In data that accompanied the letter, the underperformance of CalPERS’s emerging managers was striking. In private equity, for example, returns of emerging managers fell well below the returns for the asset class as a whole. For the last three years, emerging manager returns in private equity were 12.3 percent, compared with 20.0 percent for private equity overall. For the last five years, emerging manager returns were 3.9 percent, compared with 7.2 percent for the private equity program overall. And since inception, private equity emerging managers returned an average of 7.0 percent, compared with 11.0 percent overall.
“At the end of the day, what matters most is the risk adjusted return,” Dear wrote.
In part, Dear’s letter to Price helped rebut hearing testimony claiming that emerging managers generally over-performed, not underperformed. Price, in an email to Buyouts Magazine, published by Thomson Reuters, wrote that data from the National Association of Investment Companies paints “quite a different picture” than that presented in the testimony and shows that “some of these emerging managers are performing well.” CalPERS’s goal should be “to find and use these firms,” he wrote.

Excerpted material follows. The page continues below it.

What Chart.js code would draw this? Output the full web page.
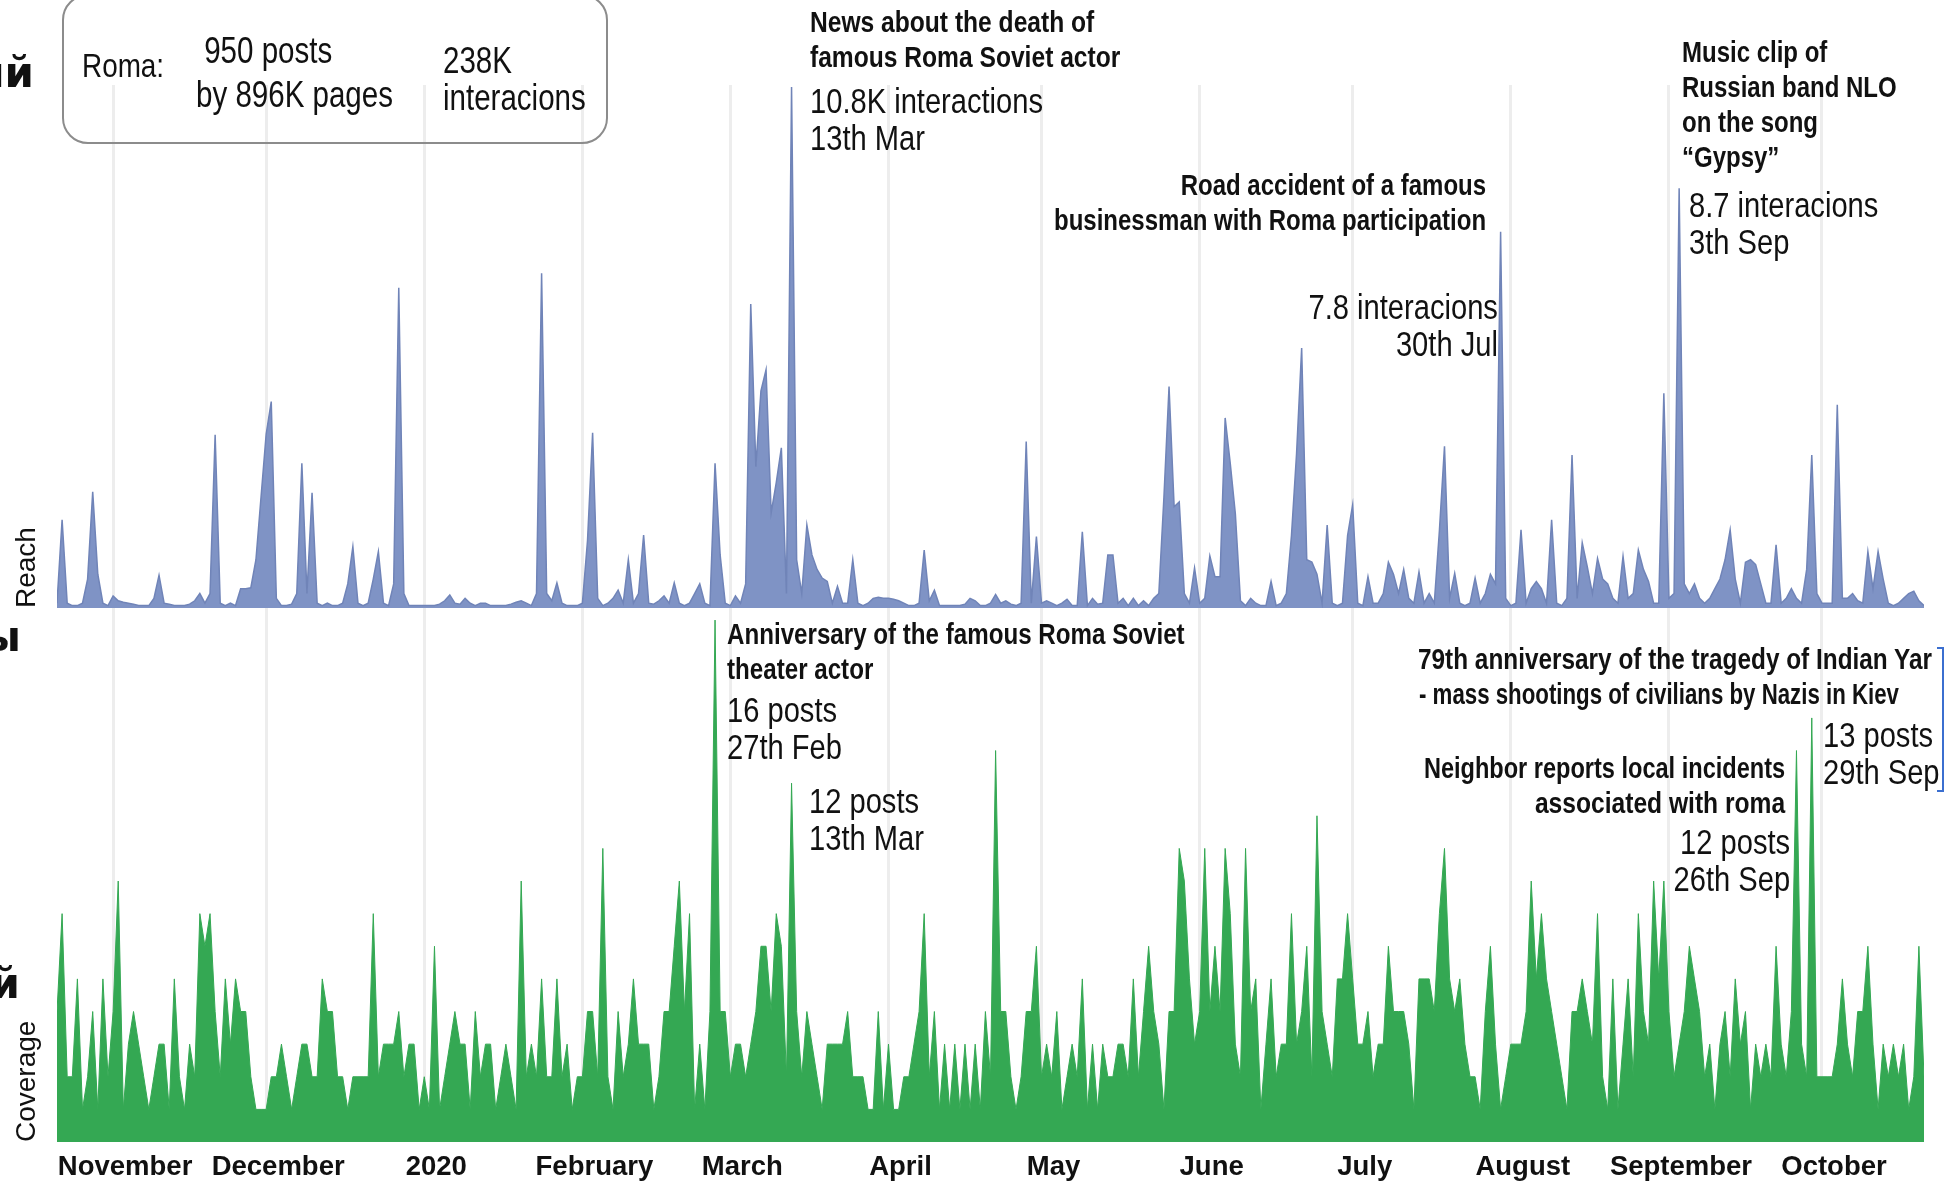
<!DOCTYPE html>
<html>
<head>
<meta charset="utf-8">
<title>Roma: reach and coverage</title>
<script src="https://cdn.jsdelivr.net/npm/chart.js@4.4.1/dist/chart.umd.min.js"></script>
<style>
  html, body { margin:0; padding:0; background:#fff; }
  #wrap { position:relative; width:1946px; height:1189px; overflow:hidden; }
  #wrap canvas { position:absolute; left:0; top:0; }
  /* narrow look: Liberation Sans squeezed horizontally */
  .note { position:absolute; white-space:nowrap; color:#111;
          font-family:'Liberation Sans',Arial,sans-serif;
          transform:scaleX(0.82); transform-origin:left top; }
  .rt { text-align:right; transform-origin:right top; }
  .hd { font-weight:bold; font-size:30px; line-height:35px; }
  .vl { font-size:35.5px; line-height:37px; }
  .cut { font-family:'DejaVu Sans','Liberation Sans',sans-serif; font-weight:bold; font-size:42px; line-height:42px;
         text-align:right; transform:none; }
  #box { position:absolute; left:62px; top:-6px; width:542px; height:146px;
         border:2px solid #8c8c8c; border-radius:26px; }
  #bracket { position:absolute; left:1937px; top:647px; width:5px; height:141px;
             border:2px solid #3b6fd0; border-left:none; }
</style>
</head>
<body>
<div id="wrap">
  <canvas id="c" width="1946" height="1189"></canvas>

  <div class="note cut" style="right:1912px; top:52px;">ий</div>
  <div class="note cut" style="right:1925px; top:616px;">ы</div>
  <div class="note cut" style="right:1926px; top:963px;">й</div>

  <div id="box"></div>
  <div class="note" style="left:82px; top:45px; font-size:34px; line-height:40px;">Roma:</div>
  <div class="note" style="left:196px; top:29px; font-size:36px; line-height:44px;">&nbsp;950 posts<br>by 896K pages</div>
  <div class="note" style="left:443px; top:42px; font-size:36px; line-height:37px;">238K<br>interacions</div>

  <div class="note hd" style="left:810px; top:4px;">News about the death of<br>famous Roma Soviet actor</div>
  <div class="note vl" style="left:810px; top:83px;">10.8K interactions<br>13th Mar</div>
  <div class="note hd rt" style="right:460px; top:167px; transform:scaleX(0.8);">Road accident of a famous<br>businessman with Roma participation</div>
  <div class="note vl rt" style="right:448px; top:289px;">7.8 interacions<br>30th Jul</div>
  <div class="note hd" style="left:1682px; top:34px; transform:scaleX(0.8);">Music clip of<br>Russian band NLO<br>on the song<br>“Gypsy”</div>
  <div class="note vl" style="left:1689px; top:187px;">8.7 interacions<br>3th Sep</div>

  <div class="note hd" style="left:727px; top:616px; transform:scaleX(0.805);">Anniversary of the famous Roma Soviet<br>theater actor</div>
  <div class="note vl" style="left:727px; top:692px;">16 posts<br>27th Feb</div>
  <div class="note vl" style="left:809px; top:783px;">12 posts<br>13th Mar</div>
  <div class="note hd" style="left:1418px; top:641px; transform:scaleX(0.812);">79th anniversary of the tragedy of Indian Yar</div>
  <div class="note hd" style="left:1419px; top:676px; transform:scaleX(0.742);">- mass shootings of civilians by Nazis in Kiev</div>
  <div class="note hd rt" style="right:161px; top:750px; transform:scaleX(0.785);">Neighbor reports local incidents</div>
  <div class="note hd rt" style="right:161px; top:785px;">associated with roma</div>
  <div class="note vl rt" style="right:156px; top:824px;">12 posts<br>26th Sep</div>
  <div class="note vl" style="left:1823px; top:717px;">13 posts<br>29th Sep</div>
  <div id="bracket"></div>
</div>

<script>
// day index 0 = 21 Oct 2019, last = 21 Oct 2020
const startDate = '2019-10-21';
const monthStart = [11, 41, 72, 103, 132, 163, 193, 224, 254, 285, 316, 346];
const monthLabels = ['November', 'December', '2020', 'February', 'March', 'April',
                     'May', 'June', 'July', 'August', 'September', 'October'];

// reach, thousand interactions per day
const reach = [
  0.1, 1.83, 0.1, 0.05, 0.05, 0.1, 0.6, 2.41, 0.7, 0.1,
  0.05, 0.25, 0.15, 0.12, 0.1, 0.08, 0.05, 0.05, 0.05, 0.2,
  0.68, 0.1, 0.08, 0.05, 0.05, 0.05, 0.08, 0.15, 0.3, 0.1,
  0.3, 3.59, 0.1, 0.05, 0.1, 0.05, 0.4, 0.4, 0.42, 1.0,
  2.3, 3.6, 4.28, 0.2, 0.05, 0.05, 0.08, 0.3, 3.0, 0.3,
  2.39, 0.1, 0.05, 0.1, 0.05, 0.05, 0.1, 0.5, 1.27, 0.1,
  0.05, 0.1, 0.6, 1.17, 0.1, 0.05, 0.5, 6.64, 0.3, 0.05,
  0.05, 0.05, 0.05, 0.05, 0.05, 0.08, 0.15, 0.27, 0.1, 0.08,
  0.2, 0.1, 0.05, 0.1, 0.1, 0.05, 0.05, 0.05, 0.05, 0.08,
  0.12, 0.15, 0.1, 0.05, 0.3, 6.94, 0.3, 0.15, 0.52, 0.1,
  0.05, 0.05, 0.05, 0.1, 1.4, 3.63, 0.2, 0.05, 0.1, 0.2,
  0.37, 0.1, 1.0, 0.1, 0.3, 1.51, 0.1, 0.08, 0.15, 0.25,
  0.1, 0.52, 0.1, 0.05, 0.1, 0.3, 0.5, 0.1, 0.05, 3.0,
  1.1, 0.1, 0.05, 0.25, 0.1, 0.5, 6.3, 2.93, 4.5, 4.94,
  1.97, 2.6, 3.32, 0.3, 10.8, 1.0, 0.3, 1.72, 1.1, 0.8,
  0.62, 0.55, 0.1, 0.45, 0.1, 0.1, 1.0, 0.1, 0.05, 0.1,
  0.2, 0.22, 0.2, 0.2, 0.18, 0.15, 0.1, 0.05, 0.05, 0.1,
  1.2, 0.15, 0.37, 0.05, 0.05, 0.05, 0.05, 0.05, 0.08, 0.2,
  0.15, 0.05, 0.05, 0.1, 0.28, 0.1, 0.15, 0.08, 0.05, 0.1,
  3.45, 0.1, 1.48, 0.1, 0.15, 0.1, 0.05, 0.1, 0.18, 0.05,
  0.05, 1.58, 0.05, 0.2, 0.08, 0.1, 1.1, 1.1, 0.1, 0.2,
  0.05, 0.2, 0.05, 0.15, 0.05, 0.2, 0.3, 2.3, 4.59, 2.1,
  2.2, 0.3, 0.1, 0.83, 0.1, 0.2, 1.08, 0.65, 0.65, 3.94,
  3.0, 1.95, 0.15, 0.05, 0.2, 0.1, 0.05, 0.05, 0.55, 0.05,
  0.1, 0.3, 1.5, 3.2, 5.39, 1.0, 0.95, 0.7, 0.1, 1.72,
  0.1, 0.05, 0.1, 1.5, 2.14, 0.1, 0.05, 0.65, 0.1, 0.1,
  0.3, 0.95, 0.7, 0.3, 0.8, 0.2, 0.1, 0.75, 0.1, 0.3,
  0.1, 1.6, 3.35, 0.2, 0.72, 0.1, 0.05, 0.1, 0.62, 0.1,
  0.3, 0.7, 0.5, 7.8, 0.2, 0.05, 0.1, 1.62, 0.1, 0.4,
  0.55, 0.4, 0.1, 1.83, 0.1, 0.05, 0.2, 3.17, 0.2, 1.35,
  0.85, 0.3, 1.03, 0.6, 0.5, 0.2, 0.1, 1.07, 0.2, 0.3,
  1.2, 0.8, 0.55, 0.1, 0.1, 4.45, 0.2, 0.3, 8.7, 0.5,
  0.3, 0.5, 0.2, 0.1, 0.2, 0.4, 0.6, 1.0, 1.62, 0.6,
  0.1, 0.95, 1.0, 0.9, 0.5, 0.1, 0.1, 1.31, 0.1, 0.2,
  0.4, 0.2, 0.1, 0.8, 3.17, 0.3, 0.1, 0.1, 0.1, 4.21,
  0.2, 0.2, 0.3, 0.15, 0.1, 1.17, 0.4, 1.17, 0.6, 0.1,
  0.05, 0.1, 0.2, 0.3, 0.35, 0.15, 0.05
];

// coverage, posts per day
const coverage = [
  4, 7, 2, 2, 5, 1, 2, 4, 1, 5,
  2, 4, 8, 1, 3, 4, 3, 2, 1, 2,
  3, 3, 1, 5, 2, 1, 3, 2, 7, 6,
  7, 4, 2, 5, 3, 5, 4, 4, 2, 1,
  1, 1, 2, 2, 3, 2, 1, 2, 3, 3,
  2, 2, 5, 4, 4, 2, 2, 1, 2, 2,
  2, 2, 7, 2, 3, 3, 3, 4, 2, 3,
  3, 1, 2, 1, 6, 1, 2, 3, 4, 3,
  3, 1, 4, 2, 3, 3, 1, 2, 3, 2,
  1, 8, 2, 3, 2, 5, 2, 2, 5, 2,
  3, 1, 2, 2, 4, 4, 2, 9, 2, 1,
  4, 2, 3, 5, 3, 3, 3, 1, 2, 4,
  4, 6, 8, 4, 7, 1, 3, 1, 4, 16,
  4, 4, 2, 3, 3, 2, 3, 4, 6, 6,
  4, 7, 6, 2, 11, 4, 2, 4, 3, 2,
  1, 3, 3, 3, 3, 4, 2, 2, 2, 1,
  1, 4, 1, 3, 1, 1, 2, 2, 3, 4,
  7, 2, 4, 1, 3, 1, 3, 1, 3, 1,
  3, 1, 4, 2, 12, 4, 4, 2, 1, 2,
  4, 4, 6, 2, 3, 2, 4, 1, 2, 3,
  2, 5, 1, 3, 1, 3, 2, 2, 3, 3,
  2, 5, 2, 4, 6, 4, 3, 1, 4, 4,
  9, 8, 5, 3, 4, 9, 4, 6, 4, 9,
  7, 3, 2, 9, 4, 5, 1, 3, 5, 2,
  3, 3, 7, 3, 4, 6, 2, 10, 4, 3,
  2, 5, 5, 7, 5, 3, 3, 4, 2, 3,
  3, 6, 4, 4, 4, 3, 1, 5, 5, 5,
  4, 7, 9, 5, 4, 5, 3, 2, 2, 1,
  4, 6, 3, 1, 2, 3, 3, 3, 4, 8,
  5, 7, 5, 4, 3, 2, 1, 4, 4, 5,
  4, 3, 7, 2, 1, 5, 1, 3, 5, 2,
  7, 4, 3, 8, 5, 8, 4, 2, 3, 4,
  6, 5, 4, 2, 3, 1, 3, 4, 2, 5,
  3, 4, 1, 3, 2, 3, 2, 6, 3, 2,
  4, 12, 3, 2, 13, 2, 2, 2, 2, 3,
  5, 3, 2, 4, 4, 6, 3, 1, 3, 2,
  3, 2, 3, 1, 2, 6, 2
];

const sans = "'Liberation Sans', Arial, sans-serif";

new Chart(document.getElementById('c'), {
  type: 'line',
  data: {
    datasets: [
      {
        label: 'Reach', yAxisID: 'yReach',
        data: reach.map((v, i) => ({ x: i, y: v })),
        fill: 'origin', backgroundColor: '#7f93c5', borderColor: '#7084b8',
        borderWidth: 1.5, pointRadius: 0, tension: 0
      },
      {
        label: 'Coverage', yAxisID: 'yCov',
        data: coverage.map((v, i) => ({ x: i, y: v })),
        fill: 'origin', backgroundColor: '#34a853', borderColor: '#34a853',
        borderWidth: 1, pointRadius: 0, tension: 0
      }
    ]
  },
  options: {
    responsive: false, animation: false, devicePixelRatio: 1,
    layout: { padding: { top: 85, left: 0, right: 22, bottom: 0 } },
    plugins: { legend: { display: false }, tooltip: { enabled: false } },
    scales: {
      x: {
        type: 'linear', min: 0, max: 366,
        afterBuildTicks: s => { s.ticks = monthStart.map(v => ({ value: v })); },
        afterFit: s => { s.height = 47; },
        ticks: {
          autoSkip: false, maxRotation: 0, labelOffset: 12, padding: 9, color: '#111',
          font: { family: sans, size: 27.5, weight: 'bold' },
          callback: v => monthLabels[monthStart.indexOf(v)]
        },
        grid: { color: 'rgba(0,0,0,0.07)', lineWidth: 3, drawTicks: false },
        border: { display: false }
      },
      yCov: {
        position: 'left', stack: 'panels', stackWeight: 534, min: 0, max: 16.37,
        afterFit: s => { s.width = 57; },
        ticks: { display: false }, grid: { display: false }, border: { display: false },
        title: { display: true, text: 'Coverage', align: 'start', color: '#111',
                 font: { family: sans, size: 28 }, padding: { top: 10, bottom: 0 } }
      },
      yReach: {
        position: 'left', stack: 'panels', stackWeight: 523, min: 0, max: 10.84,
        afterFit: s => { s.width = 57; },
        ticks: { display: false }, grid: { display: false }, border: { display: false },
        title: { display: true, text: 'Reach', align: 'start', color: '#111',
                 font: { family: sans, size: 28 }, padding: { top: 10, bottom: 0 } }
      }
    }
  }
});
</script>
</body>
</html>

The question of CalPERS’s commitment to emerging managers first arose after some recent high-profile changes to its programs. Earlier this year, Credit Suisse won a bid from CalPERS to manage a $100 million private equity fund of funds called Capital Link Fund III. Because the two predecessor funds had each been a far larger $500 million, some saw evidence that CalPERS’s commitment to emerging managers was wavering.
More fodder for critics came from the phase-out, announced in August, of the $1 billion California Initiative program, a private investment fund earmarked to invest in companies located in the state’s economically disadvantaged areas. According to a CalPERS report, the program, which was launched in 2001, “has not met CalPERS investment return expectations.”
CalPERS has said repeatedly that one of its overarching goals has been to reduce the overall number of investment relationships. At present, it has more than 300 external relationships with emerging managers. Said Brad Pacheco, a CalPERS spokesman: “We’ve had to do some portfolio restructuring, and that has led to the ending of some relationships.”
Despite recent changes to some programs, the system still heralds its $1 billion in commitments to emerging market managers (almost all within its private equity portfolio) since 2009. That amounts to 18 percent of the system’s $5.2 billion in private equity commitments since 2009, which is identical to the 18 percent share of emerging manager commitments that CalPERS made before the financial crisis. For all asset classes, CalPERS has invested $9.7 billion with emerging managers, about 11 percent of its externally managed capital, according to the pension fund.
In related news, CalPERS recently announced a series of workshops for prospective emerging market managers aimed at explaining how the system evaluated such managers and their investment pitches. “We have heard loud and clear from the emerging manager community that we can do a better job with our external outreach,” Dear said in a press release.